§ **THE TASK**
All of the lines below are to be transcribed faithfully, with pictures excluded from the copy.

##### COLLECTED MATERIAL

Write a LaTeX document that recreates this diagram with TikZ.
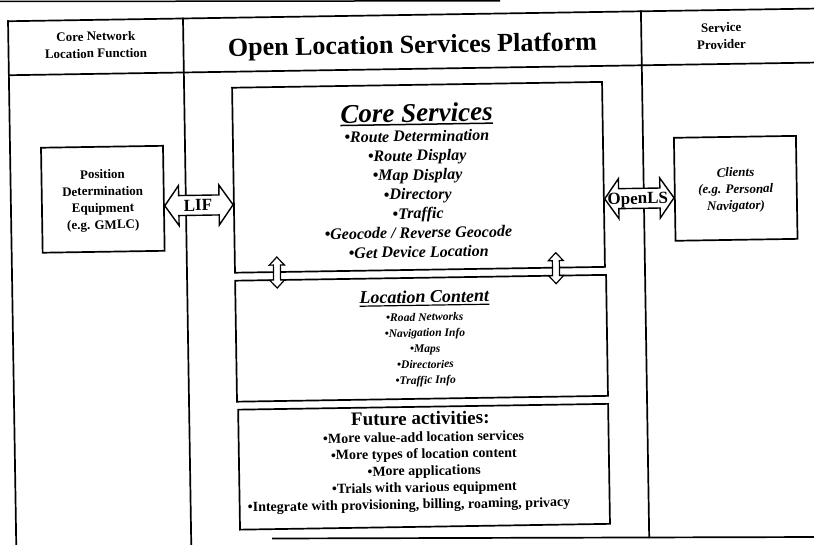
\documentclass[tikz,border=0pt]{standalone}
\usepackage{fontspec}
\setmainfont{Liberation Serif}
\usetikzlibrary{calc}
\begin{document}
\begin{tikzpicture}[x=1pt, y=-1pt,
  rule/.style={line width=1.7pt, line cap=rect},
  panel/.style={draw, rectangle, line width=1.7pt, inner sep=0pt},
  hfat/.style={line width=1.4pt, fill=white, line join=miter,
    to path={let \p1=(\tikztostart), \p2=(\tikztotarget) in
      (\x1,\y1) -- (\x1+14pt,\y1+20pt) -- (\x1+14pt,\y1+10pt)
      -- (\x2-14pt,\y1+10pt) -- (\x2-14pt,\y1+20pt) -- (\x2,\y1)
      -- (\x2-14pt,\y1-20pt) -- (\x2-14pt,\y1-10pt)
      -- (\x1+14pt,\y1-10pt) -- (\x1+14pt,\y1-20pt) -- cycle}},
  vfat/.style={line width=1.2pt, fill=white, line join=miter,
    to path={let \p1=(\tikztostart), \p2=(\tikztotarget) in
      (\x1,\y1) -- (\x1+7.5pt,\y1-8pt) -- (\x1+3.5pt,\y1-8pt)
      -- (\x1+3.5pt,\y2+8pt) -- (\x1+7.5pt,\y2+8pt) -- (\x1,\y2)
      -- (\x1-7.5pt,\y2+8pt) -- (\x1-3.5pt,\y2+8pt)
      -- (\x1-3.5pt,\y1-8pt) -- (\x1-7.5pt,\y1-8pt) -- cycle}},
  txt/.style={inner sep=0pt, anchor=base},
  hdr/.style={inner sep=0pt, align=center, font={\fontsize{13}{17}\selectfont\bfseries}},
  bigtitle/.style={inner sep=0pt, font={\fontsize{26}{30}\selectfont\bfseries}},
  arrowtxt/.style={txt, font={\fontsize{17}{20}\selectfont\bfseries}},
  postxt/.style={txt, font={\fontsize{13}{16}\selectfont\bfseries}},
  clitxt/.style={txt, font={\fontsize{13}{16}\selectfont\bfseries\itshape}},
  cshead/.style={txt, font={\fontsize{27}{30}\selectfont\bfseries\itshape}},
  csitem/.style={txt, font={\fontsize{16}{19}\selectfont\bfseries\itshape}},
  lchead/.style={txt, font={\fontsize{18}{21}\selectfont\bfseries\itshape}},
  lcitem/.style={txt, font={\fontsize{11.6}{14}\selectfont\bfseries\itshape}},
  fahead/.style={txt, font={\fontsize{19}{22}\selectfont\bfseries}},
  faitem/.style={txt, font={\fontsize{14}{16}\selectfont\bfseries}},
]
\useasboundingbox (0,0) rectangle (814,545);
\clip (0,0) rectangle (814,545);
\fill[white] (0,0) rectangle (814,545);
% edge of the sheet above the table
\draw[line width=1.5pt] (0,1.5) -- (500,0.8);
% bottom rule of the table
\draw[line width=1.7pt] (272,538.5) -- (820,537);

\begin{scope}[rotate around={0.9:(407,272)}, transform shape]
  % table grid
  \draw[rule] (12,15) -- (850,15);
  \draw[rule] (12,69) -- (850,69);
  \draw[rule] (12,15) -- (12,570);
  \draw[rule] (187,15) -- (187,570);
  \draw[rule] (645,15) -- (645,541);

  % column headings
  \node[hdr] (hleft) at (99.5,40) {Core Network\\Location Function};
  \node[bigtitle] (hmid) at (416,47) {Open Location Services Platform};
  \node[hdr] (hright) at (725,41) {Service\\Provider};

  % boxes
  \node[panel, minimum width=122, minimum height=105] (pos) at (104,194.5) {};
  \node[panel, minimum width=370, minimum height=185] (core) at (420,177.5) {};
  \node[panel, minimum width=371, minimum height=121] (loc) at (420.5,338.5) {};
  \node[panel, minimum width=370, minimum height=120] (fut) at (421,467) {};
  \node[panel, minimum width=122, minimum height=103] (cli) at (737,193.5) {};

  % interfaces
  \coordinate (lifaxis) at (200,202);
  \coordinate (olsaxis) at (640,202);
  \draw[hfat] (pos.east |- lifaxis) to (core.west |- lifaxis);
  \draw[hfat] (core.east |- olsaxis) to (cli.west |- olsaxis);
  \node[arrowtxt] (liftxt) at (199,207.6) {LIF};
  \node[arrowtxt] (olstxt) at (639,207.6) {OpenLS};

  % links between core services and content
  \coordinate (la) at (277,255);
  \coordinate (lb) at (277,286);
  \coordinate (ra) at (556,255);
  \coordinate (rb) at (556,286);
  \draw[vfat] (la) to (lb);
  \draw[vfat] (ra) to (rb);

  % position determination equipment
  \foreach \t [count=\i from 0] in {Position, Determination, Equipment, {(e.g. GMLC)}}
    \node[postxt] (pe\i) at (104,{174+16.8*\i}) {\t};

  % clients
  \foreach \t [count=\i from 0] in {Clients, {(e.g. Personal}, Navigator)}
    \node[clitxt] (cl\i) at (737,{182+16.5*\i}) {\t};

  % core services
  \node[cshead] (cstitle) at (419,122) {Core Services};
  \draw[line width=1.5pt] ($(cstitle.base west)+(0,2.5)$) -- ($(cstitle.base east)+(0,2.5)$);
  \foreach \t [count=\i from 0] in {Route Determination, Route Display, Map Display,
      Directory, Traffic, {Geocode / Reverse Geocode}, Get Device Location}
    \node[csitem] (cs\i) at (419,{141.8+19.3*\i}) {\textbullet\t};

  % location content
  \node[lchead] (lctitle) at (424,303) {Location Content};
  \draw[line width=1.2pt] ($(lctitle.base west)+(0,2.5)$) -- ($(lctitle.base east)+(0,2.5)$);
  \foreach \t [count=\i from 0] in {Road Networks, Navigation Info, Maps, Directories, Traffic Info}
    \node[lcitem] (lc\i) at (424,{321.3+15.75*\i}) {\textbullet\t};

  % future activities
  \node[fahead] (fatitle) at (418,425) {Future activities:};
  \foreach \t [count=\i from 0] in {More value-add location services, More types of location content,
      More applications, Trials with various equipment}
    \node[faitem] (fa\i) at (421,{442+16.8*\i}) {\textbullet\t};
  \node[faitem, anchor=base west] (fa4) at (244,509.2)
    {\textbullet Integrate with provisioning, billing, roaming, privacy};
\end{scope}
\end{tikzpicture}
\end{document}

##########

§ **WRITTEN SOLUTION**
Write a LaTeX document that recreates this diagram with TikZ.
\documentclass[tikz,border=0pt]{standalone}
\usepackage{fontspec}
\setmainfont{Liberation Serif}
\usetikzlibrary{calc}
\begin{document}
\begin{tikzpicture}[x=1pt, y=-1pt,
  rule/.style={line width=1.7pt, line cap=rect},
  panel/.style={draw, rectangle, line width=1.7pt, inner sep=0pt},
  hfat/.style={line width=1.4pt, fill=white, line join=miter,
    to path={let \p1=(\tikztostart), \p2=(\tikztotarget) in
      (\x1,\y1) -- (\x1+14pt,\y1+20pt) -- (\x1+14pt,\y1+10pt)
      -- (\x2-14pt,\y1+10pt) -- (\x2-14pt,\y1+20pt) -- (\x2,\y1)
      -- (\x2-14pt,\y1-20pt) -- (\x2-14pt,\y1-10pt)
      -- (\x1+14pt,\y1-10pt) -- (\x1+14pt,\y1-20pt) -- cycle}},
  vfat/.style={line width=1.2pt, fill=white, line join=miter,
    to path={let \p1=(\tikztostart), \p2=(\tikztotarget) in
      (\x1,\y1) -- (\x1+7.5pt,\y1-8pt) -- (\x1+3.5pt,\y1-8pt)
      -- (\x1+3.5pt,\y2+8pt) -- (\x1+7.5pt,\y2+8pt) -- (\x1,\y2)
      -- (\x1-7.5pt,\y2+8pt) -- (\x1-3.5pt,\y2+8pt)
      -- (\x1-3.5pt,\y1-8pt) -- (\x1-7.5pt,\y1-8pt) -- cycle}},
  txt/.style={inner sep=0pt, anchor=base},
  hdr/.style={inner sep=0pt, align=center, font={\fontsize{13}{17}\selectfont\bfseries}},
  bigtitle/.style={inner sep=0pt, font={\fontsize{26}{30}\selectfont\bfseries}},
  arrowtxt/.style={txt, font={\fontsize{17}{20}\selectfont\bfseries}},
  postxt/.style={txt, font={\fontsize{13}{16}\selectfont\bfseries}},
  clitxt/.style={txt, font={\fontsize{13}{16}\selectfont\bfseries\itshape}},
  cshead/.style={txt, font={\fontsize{27}{30}\selectfont\bfseries\itshape}},
  csitem/.style={txt, font={\fontsize{16}{19}\selectfont\bfseries\itshape}},
  lchead/.style={txt, font={\fontsize{18}{21}\selectfont\bfseries\itshape}},
  lcitem/.style={txt, font={\fontsize{11.6}{14}\selectfont\bfseries\itshape}},
  fahead/.style={txt, font={\fontsize{19}{22}\selectfont\bfseries}},
  faitem/.style={txt, font={\fontsize{14}{16}\selectfont\bfseries}},
]
\useasboundingbox (0,0) rectangle (814,545);
\clip (0,0) rectangle (814,545);
\fill[white] (0,0) rectangle (814,545);
% edge of the sheet above the table
\draw[line width=1.5pt] (0,1.5) -- (500,0.8);
% bottom rule of the table
\draw[line width=1.7pt] (272,538.5) -- (820,537);

\begin{scope}[rotate around={0.9:(407,272)}, transform shape]
  % table grid
  \draw[rule] (12,15) -- (850,15);
  \draw[rule] (12,69) -- (850,69);
  \draw[rule] (12,15) -- (12,570);
  \draw[rule] (187,15) -- (187,570);
  \draw[rule] (645,15) -- (645,541);

  % column headings
  \node[hdr] (hleft) at (99.5,40) {Core Network\\Location Function};
  \node[bigtitle] (hmid) at (416,47) {Open Location Services Platform};
  \node[hdr] (hright) at (725,41) {Service\\Provider};

  % boxes
  \node[panel, minimum width=122, minimum height=105] (pos) at (104,194.5) {};
  \node[panel, minimum width=370, minimum height=185] (core) at (420,177.5) {};
  \node[panel, minimum width=371, minimum height=121] (loc) at (420.5,338.5) {};
  \node[panel, minimum width=370, minimum height=120] (fut) at (421,467) {};
  \node[panel, minimum width=122, minimum height=103] (cli) at (737,193.5) {};

  % interfaces
  \coordinate (lifaxis) at (200,202);
  \coordinate (olsaxis) at (640,202);
  \draw[hfat] (pos.east |- lifaxis) to (core.west |- lifaxis);
  \draw[hfat] (core.east |- olsaxis) to (cli.west |- olsaxis);
  \node[arrowtxt] (liftxt) at (199,207.6) {LIF};
  \node[arrowtxt] (olstxt) at (639,207.6) {OpenLS};

  % links between core services and content
  \coordinate (la) at (277,255);
  \coordinate (lb) at (277,286);
  \coordinate (ra) at (556,255);
  \coordinate (rb) at (556,286);
  \draw[vfat] (la) to (lb);
  \draw[vfat] (ra) to (rb);

  % position determination equipment
  \foreach \t [count=\i from 0] in {Position, Determination, Equipment, {(e.g. GMLC)}}
    \node[postxt] (pe\i) at (104,{174+16.8*\i}) {\t};

  % clients
  \foreach \t [count=\i from 0] in {Clients, {(e.g. Personal}, Navigator)}
    \node[clitxt] (cl\i) at (737,{182+16.5*\i}) {\t};

  % core services
  \node[cshead] (cstitle) at (419,122) {Core Services};
  \draw[line width=1.5pt] ($(cstitle.base west)+(0,2.5)$) -- ($(cstitle.base east)+(0,2.5)$);
  \foreach \t [count=\i from 0] in {Route Determination, Route Display, Map Display,
      Directory, Traffic, {Geocode / Reverse Geocode}, Get Device Location}
    \node[csitem] (cs\i) at (419,{141.8+19.3*\i}) {\textbullet\t};

  % location content
  \node[lchead] (lctitle) at (424,303) {Location Content};
  \draw[line width=1.2pt] ($(lctitle.base west)+(0,2.5)$) -- ($(lctitle.base east)+(0,2.5)$);
  \foreach \t [count=\i from 0] in {Road Networks, Navigation Info, Maps, Directories, Traffic Info}
    \node[lcitem] (lc\i) at (424,{321.3+15.75*\i}) {\textbullet\t};

  % future activities
  \node[fahead] (fatitle) at (418,425) {Future activities:};
  \foreach \t [count=\i from 0] in {More value-add location services, More types of location content,
      More applications, Trials with various equipment}
    \node[faitem] (fa\i) at (421,{442+16.8*\i}) {\textbullet\t};
  \node[faitem, anchor=base west] (fa4) at (244,509.2)
    {\textbullet Integrate with provisioning, billing, roaming, privacy};
\end{scope}
\end{tikzpicture}
\end{document}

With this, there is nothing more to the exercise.